Virginia Tech professors are leading a project where they’re purifying the produced water from fracking before it either goes back into the ground or is used for irrigation. Right now, you can’t irrigate crops with this water because of contaminants in the water and the high salt levels. What’s neat about the Virginia Tech project is it’s a combination of bio-based and engineered systems to clean up the water. So it’s marrying those two together where you’ve got this hybrid system that’s using the best of biology, such as plants like pokeweed, and the best of engineering to get the water clean.
How could that project lead to the development of a cleaner method to extract the rare earth minerals from pokeweed?
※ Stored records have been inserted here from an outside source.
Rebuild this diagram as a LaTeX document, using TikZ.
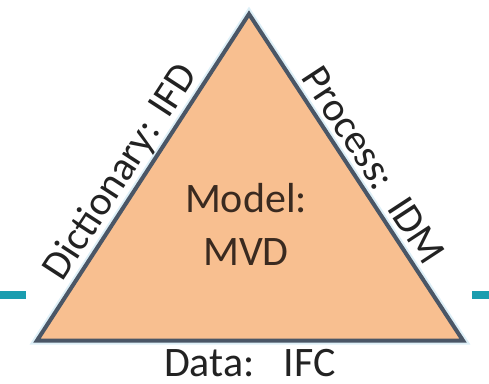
\documentclass[tikz,border=0pt]{standalone}
\usepackage{fontspec}
\setmainfont{Carlito}
\definecolor{peach}{HTML}{F8BF90}
\definecolor{edgecol}{HTML}{4A5666}
\definecolor{halo}{HTML}{DDEFF7}
\definecolor{barcol}{HTML}{1A9DAF}
\definecolor{modeltxt}{HTML}{3A2A20}
\definecolor{labeltxt}{HTML}{222222}
\tikzset{
  bar/.style={fill=barcol},
  tri/.style={fill=peach, draw=edgecol, line width=4pt, line join=miter},
  trihalo/.style={draw=halo, line width=8pt, line join=miter},
  centertext/.style={text=modeltxt, inner sep=0pt, anchor=base, font=\fontsize{42}{50}\selectfont},
  edgelabel/.style={text=labeltxt, inner sep=0pt, font=\fontsize{41}{49}\selectfont}
}
\begin{document}
\begin{tikzpicture}[x=1pt,y=-1pt]
\useasboundingbox (0,0) rectangle (489,383);
\fill[bar] (0,290.7) rectangle (26,299);
\fill[bar] (472,290.7) rectangle (489,299);
\coordinate (A) at (37,340.5);
\coordinate (B) at (249,14);
\coordinate (C) at (463,340.5);
\draw[trihalo] (A) -- (B) -- (C) -- cycle;
\draw[tri] (A) -- (B) -- (C) -- cycle;
\node[centertext] (m1) at (246,212) {Model:};
\node[centertext] (m2) at (246,265) {MVD};
\node[edgelabel, rotate=57] (dict) at (121.5,172.5) {Dictionary: IFD};
\node[edgelabel, rotate=-56.8] (proc) at (373.6,165.5) {Process:\hspace{0.15em} IDM};
\node[edgelabel, anchor=base, font=\fontsize{42}{50}\selectfont] (data) at (250,376) {Data:\hspace{0.4em} IFC};
\end{tikzpicture}
\end{document}
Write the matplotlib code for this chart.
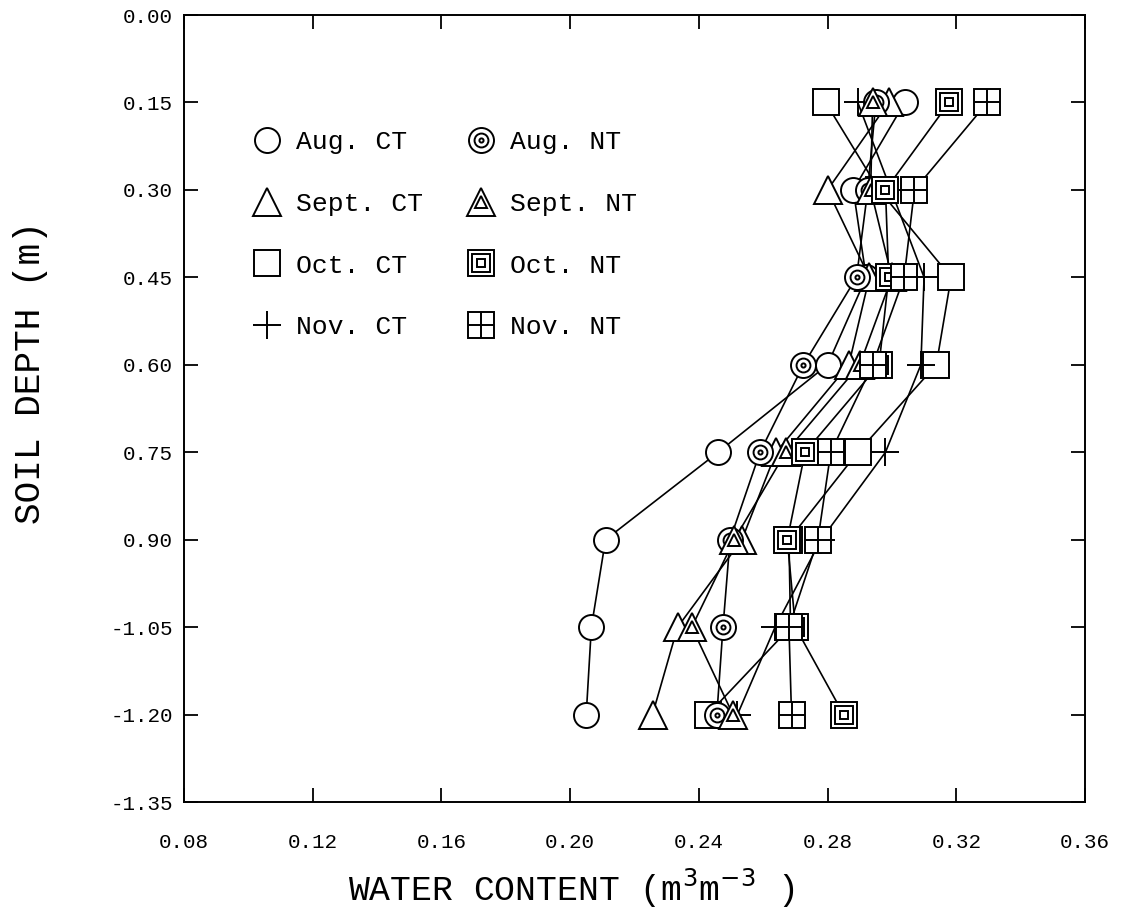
import matplotlib
matplotlib.use("Agg")
import matplotlib.pyplot as plt
from matplotlib.legend_handler import HandlerTuple
from matplotlib.lines import Line2D

# soil depth (m) and volumetric water content (m3 m-3)
depth = [0.15, 0.30, 0.45, 0.60, 0.75, 0.90, 1.05, 1.20]

aug_ct = [0.304, 0.288, 0.292, 0.280, 0.246, 0.211, 0.2066, 0.205]
aug_nt = [0.295, 0.2925, 0.289, 0.2725, 0.259, 0.2497, 0.2475, 0.2456]
sept_ct = [0.299, 0.280, 0.293, 0.2866, 0.264, 0.2534, 0.2334, 0.2256]
sept_nt = [0.294, 0.2934, 0.300, 0.290, 0.267, 0.251, 0.2378, 0.2506]
oct_ct = [0.2794, 0.296, 0.3184, 0.3138, 0.2894, 0.268, 0.2685, 0.2428]
oct_nt = [0.3178, 0.298, 0.299, 0.296, 0.273, 0.2675, 0.270, 0.285]
nov_ct = [0.2894, 0.2997, 0.310, 0.309, 0.298, 0.278, 0.2637, 0.252]
nov_nt = [0.3297, 0.307, 0.3038, 0.294, 0.281, 0.277, 0.268, 0.2688]

x_ticks = [0.08, 0.12, 0.16, 0.20, 0.24, 0.28, 0.32, 0.36]
y_ticks = [0.00, 0.15, 0.30, 0.45, 0.60, 0.75, 0.90, 1.05, 1.20, 1.35]
y_tick_labels = ["0.00", "0.15", "0.30", "0.45", "0.60", "0.75", "0.90",
                 "-1.05", "-1.20", "-1.35"]

plt.rcParams["font.family"] = ["Liberation Mono", "DejaVu Sans Mono"]

# marker layers drawn on top of each other: (marker, size)
styles = {
    "Aug. CT": [("o", 18)],
    "Sept. CT": [("^", 20)],
    "Oct. CT": [("s", 19)],
    "Nov. CT": [("+", 20)],
    "Aug. NT": [("o", 18), ("o", 10), ("o", 3)],
    "Sept. NT": [("^", 20), ("^", 9)],
    "Oct. NT": [("s", 19), ("s", 13), ("s", 6)],
    "Nov. NT": [("s", 19), ("+", 19)],
}
series = {
    "Aug. CT": aug_ct,
    "Sept. CT": sept_ct,
    "Oct. CT": oct_ct,
    "Nov. CT": nov_ct,
    "Aug. NT": aug_nt,
    "Sept. NT": sept_nt,
    "Oct. NT": oct_nt,
    "Nov. NT": nov_nt,
}

fig = plt.figure(figsize=(11.22, 9.21), dpi=100)
ax = fig.add_axes([0.164, 0.1292, 0.803, 0.8545])

for name, vals in series.items():
    ax.plot(vals, depth, color="k", lw=1.2, zorder=1)

handles = []
for i, (name, vals) in enumerate(series.items()):
    parts = []
    for j, (m, s) in enumerate(styles[name]):
        ax.plot(vals, depth, ls="none", marker=m, ms=s, mfc="white",
                mec="k", mew=1.4, zorder=2 + i * 0.1 + j * 0.01)
        parts.append(Line2D([], [], ls="none", marker=m, ms=s,
                            mfc="white", mec="k", mew=1.4))
    handles.append(tuple(parts))

ax.legend(handles, list(series.keys()), ncol=2, frameon=False,
          handler_map={tuple: HandlerTuple(ndivide=1)},
          loc="upper left", bbox_to_anchor=(0.048, 0.884),
          fontsize=19, labelspacing=1.43, columnspacing=1.6,
          handletextpad=0.5, handlelength=1.2)

ax.set_xlim(0.08, 0.36)
ax.set_ylim(1.35, 0.0)
ax.set_xticks(x_ticks)
ax.set_xticklabels([f"{v:.2f}" for v in x_ticks])
ax.set_yticks(y_ticks)
ax.set_yticklabels(y_tick_labels)
ax.tick_params(direction="in", length=10, width=1.3, top=True, right=True,
               labelsize=15)
ax.tick_params(axis="x", pad=22)
ax.tick_params(axis="y", pad=8)
for sp in ax.spines.values():
    sp.set_linewidth(1.4)

fig.text(0.509, 0.022, "WATER CONTENT (m$^3$m$^{-3}$ )", fontsize=25,
         ha="center", va="baseline")
fig.text(0.027, 0.595, "SOIL DEPTH (m)", fontsize=26, rotation=90,
         ha="center", va="center")

fig.savefig("out.png", dpi=100, facecolor="white")
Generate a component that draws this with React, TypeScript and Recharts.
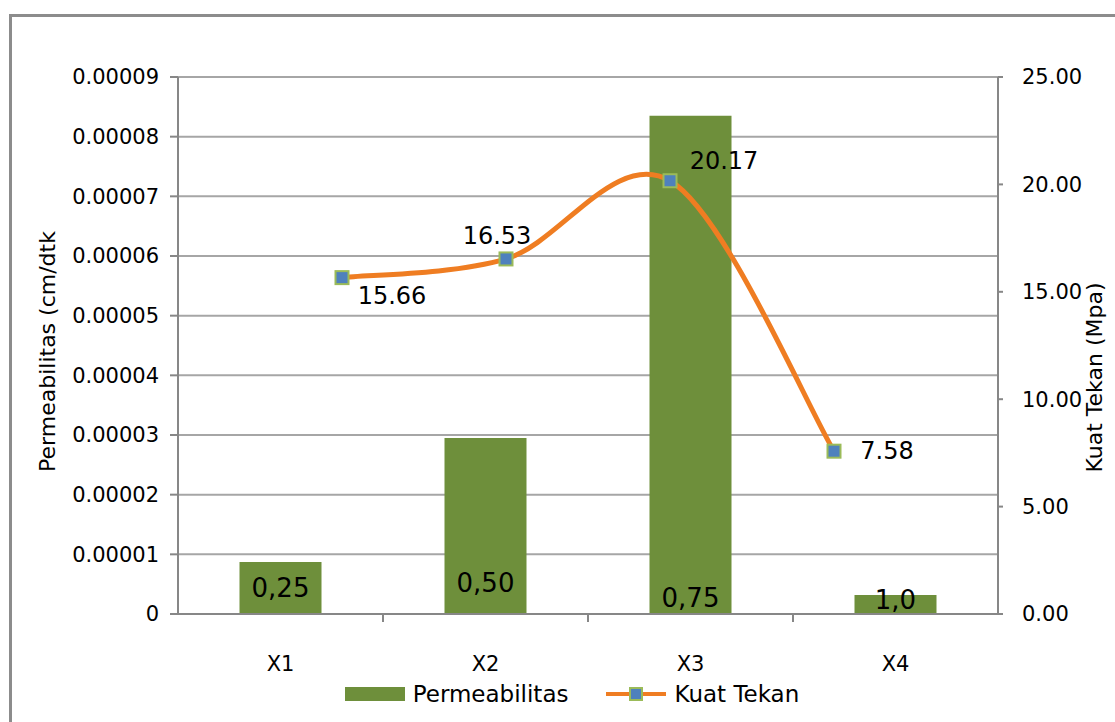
import React from 'react';
import { ComposedChart, Bar, Line, XAxis, YAxis, CartesianGrid, Legend, LabelList } from 'recharts';

const categories = ['X1', 'X2', 'X3', 'X4'];
const permeabilitas = [0.0000087, 0.0000295, 0.0000835, 0.0000032];
const kuatTekan = [15.66, 16.53, 20.17, 7.58];
const barLabels = ['0,25', '0,50', '0,75', '1,0'];
const leftTicks = [0, 0.00001, 0.00002, 0.00003, 0.00004, 0.00005, 0.00006, 0.00007, 0.00008, 0.00009];
const rightTicks = [0, 5, 10, 15, 20, 25];

const GREEN = '#6e8f3b';
const ORANGE = '#ef7d22';
const BLUE = '#4f81bd';
const MARKER_EDGE = '#9bbb59';
const AXIS = '#878787';
const FONT = '"DejaVu Sans", sans-serif';

// Excel draws the line on a secondary category axis, so its points sit at 1/5..4/5 of the width
const chartData = categories.map((name, i) => ({
    name,
    perm: permeabilitas[i],
    kuat: kuatTekan[i],
    label: barLabels[i],
    pos: i + 1,
}));

// Excel-style smoothed line (Catmull-Rom as cubic beziers)
const excelSmooth = (context: any) => {
    let pts: number[][] = [];
    return {
        areaStart() {},
        areaEnd() {},
        lineStart() { pts = []; },
        point(x: number, y: number) { pts.push([+x, +y]); },
        lineEnd() {
            const n = pts.length;
            if (!n) return;
            context.moveTo(pts[0][0], pts[0][1]);
            for (let i = 0; i < n - 1; i++) {
                const p0 = pts[Math.max(i - 1, 0)];
                const p1 = pts[i];
                const p2 = pts[i + 1];
                const p3 = pts[Math.min(i + 2, n - 1)];
                context.bezierCurveTo(
                    p1[0] + (p2[0] - p0[0]) / 6, p1[1] + (p2[1] - p0[1]) / 6,
                    p2[0] - (p3[0] - p1[0]) / 6, p2[1] - (p3[1] - p1[1]) / 6,
                    p2[0], p2[1],
                );
            }
        },
    };
};

const SquareDot = (props: any) => {
    const { cx, cy } = props;
    if (cx == null || cy == null) return null;
    return <rect x={cx - 6.5} y={cy - 6.5} width={13} height={13} fill={BLUE} stroke={MARKER_EDGE} strokeWidth={2} />;
};

const KuatLabel = (props: any) => {
    const { x, y, index, value } = props;
    // nudge each label like the original
    const shifts = [[50, 18], [-9, -23], [54, -20], [53, 0]];
    const [dx, dy] = shifts[index] || [0, 0];
    return (
        <text x={x + dx} y={y + dy} textAnchor="middle" dominantBaseline="central" fontSize={24} fontFamily={FONT} fill="#000">
            {Number(value).toFixed(2)}
        </text>
    );
};

const BarText = (props: any) => {
    const { x, y, width, height, value, index } = props;
    const lift = [26, 31, 16, 14][index] ?? 20;
    return (
        <text x={x + width / 2} y={y + height - lift} textAnchor="middle" dominantBaseline="central" fontSize={26} fontFamily={FONT} fill="#000">
            {value}
        </text>
    );
};

// category label plus the small tick mark on the boundary to its right
const XTick = (props: any) => {
    const { x, y, payload, index, visibleTicksCount } = props;
    const axisY = y - 38;
    const half = payload.offset || 0;
    return (
        <g>
            <text x={x} y={y + 12} textAnchor="middle" dominantBaseline="central" fontSize={21} fontFamily={FONT} fill="#000">
                {payload.value}
            </text>
            {index < (visibleTicksCount ?? 4) - 1 && (
                <line x1={x + half} x2={x + half} y1={axisY} y2={axisY + 8} stroke={AXIS} strokeWidth={2} />
            )}
        </g>
    );
};

const LegendContent = () => (
    <div style={{ display: 'flex', justifyContent: 'center', alignItems: 'center', fontFamily: FONT, fontSize: 23, color: '#000', paddingLeft: 29 }}>
        <svg width={60} height={16} style={{ marginRight: 8 }}>
            <rect x={0} y={1} width={60} height={14} fill={GREEN} />
        </svg>
        <span style={{ marginRight: 38 }}>Permeabilitas</span>
        <svg width={60} height={16} style={{ marginRight: 8 }}>
            <line x1={0} y1={8} x2={60} y2={8} stroke={ORANGE} strokeWidth={4} />
            <rect x={24} y={2} width={12} height={12} fill={BLUE} stroke={MARKER_EDGE} strokeWidth={2} />
        </svg>
        <span>Kuat Tekan</span>
    </div>
);

const LeftTitle = (props: any) => {
    const { viewBox } = props;
    const cx = viewBox.x + 47;
    const cy = viewBox.y + viewBox.height / 2 + 6;
    return (
        <text x={cx} y={cy} transform={`rotate(-90, ${cx}, ${cy})`} textAnchor="middle" dominantBaseline="central" fontSize={22} fontFamily={FONT} fill="#000">
            Permeabilitas (cm/dtk
        </text>
    );
};

const RightTitle = (props: any) => {
    const { viewBox } = props;
    const cx = viewBox.x + 96;
    const cy = viewBox.y + viewBox.height / 2 + 32;
    return (
        <text x={cx} y={cy} transform={`rotate(-90, ${cx}, ${cy})`} textAnchor="middle" dominantBaseline="central" fontSize={22} fontFamily={FONT} fill="#000">
            Kuat Tekan (Mpa)
        </text>
    );
};

const App: React.FC = () => {
    const tickStyle = { fontSize: 21, fontFamily: FONT, fill: '#000' };
    return (
        <div style={{ position: 'fixed', left: 0, top: 0, width: 1115, height: 722, overflow: 'hidden', background: '#fff' }}>
            <div style={{ position: 'absolute', left: 9, top: 14, width: 1200, height: 800, border: '3px solid #8c8c8c', boxSizing: 'border-box' }} />
            <div style={{ position: 'absolute', left: 0, top: 0 }}>
                <ComposedChart width={1115} height={722} data={chartData} margin={{ top: 77, right: 17, bottom: 48, left: 0 }} barCategoryGap="30%">
                    <CartesianGrid yAxisId="left" xAxisId="cat" vertical={false} stroke="#a6a6a6" strokeWidth={2} />
                    <XAxis xAxisId="cat" dataKey="name" height={60} tickLine={false} tickSize={0} tickMargin={38}
                        axisLine={{ stroke: AXIS, strokeWidth: 2 }} tick={<XTick />} interval={0} />
                    <XAxis xAxisId="pos" dataKey="pos" type="number" domain={[0, 5]} hide />
                    <YAxis yAxisId="left" width={178} domain={[0, 0.00009]} ticks={leftTicks} interval={0}
                        tickFormatter={(v: number) => (v === 0 ? '0' : v.toFixed(5))}
                        tick={tickStyle} tickSize={8} tickMargin={11}
                        axisLine={{ stroke: AXIS, strokeWidth: 2 }} tickLine={{ stroke: AXIS, strokeWidth: 2 }}
                        label={<LeftTitle />} />
                    <YAxis yAxisId="right" orientation="right" width={100} domain={[0, 25]} ticks={rightTicks} interval={0}
                        tickFormatter={(v: number) => v.toFixed(2)}
                        tick={{ ...tickStyle, textAnchor: 'start' }} tickSize={5} tickMargin={19}
                        axisLine={{ stroke: AXIS, strokeWidth: 2 }} tickLine={{ stroke: AXIS, strokeWidth: 2 }}
                        label={<RightTitle />} />
                    <Bar xAxisId="cat" yAxisId="left" dataKey="perm" name="Permeabilitas" fill={GREEN} isAnimationActive={false}>
                        <LabelList dataKey="label" content={<BarText />} />
                    </Bar>
                    <Line xAxisId="pos" yAxisId="right" dataKey="kuat" name="Kuat Tekan" type={excelSmooth as any} stroke={ORANGE} strokeWidth={5}
                        dot={<SquareDot />} activeDot={false} isAnimationActive={false}>
                        <LabelList dataKey="kuat" content={<KuatLabel />} />
                    </Line>
                    <Legend layout="horizontal" verticalAlign="middle" align="center" content={<LegendContent />}
                        wrapperStyle={{ top: 681, left: 0, width: 1115 }} />
                </ComposedChart>
            </div>
        </div>
    );
};

export default App;
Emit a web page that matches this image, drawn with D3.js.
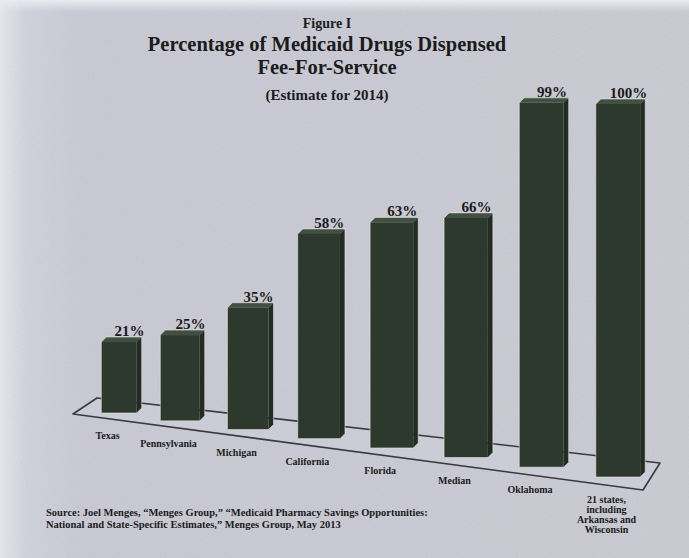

That’s what started the collaboration with Virginia Tech. We reached out to talk about cleaner ways to get the minerals from the pokeweed. The current way to get them out is to just burn them, which defeats the point of trying to be carbon-negative or at the very least carbon-neutral. So if we’re just ashing them, that’s not optimal. We want to try and do it better. Plus the plants have a lot of valuable things like nitrogen phosphate. Some of them have potentially valuable compounds that we could co-extract. And Wencai Zhang at Virginia Tech is working on extraction methods to try to recover the rare earth elements in a carbon-friendly manner while also recovering other compounds, such as phosphate or nitrogen, for fertilizers.
In the meantime, what are the next steps for your work with pokeweed at NC State?
So right now, one of the big things we have done here in collaboration with Mike Kudenov in the College of Engineering is to develop the ability to detect the rare earth elements so we can see them in the plants. And so going back to that point that we need better basic biology of what’s going on, one of the questions is where are the elements going in the plants and does the environment affect where they’re going? Does the time of day matter? Are these having an effect on where they’re going in the plant at a tissue level, like leaf versus stem? Also, at the subcellular level, are they going in the nucleus or the vacuole? Dr. Kudenov is developing instruments and techniques that are really helping us answer these basic but essential questions. And that goes back to helping us understand what’s going on with the basic biology.
Another main focus in my lab right now is trying to zero in on these plants that have really high rare element uptake and looking at if we could try to optimize the uptake of pokeweed itself.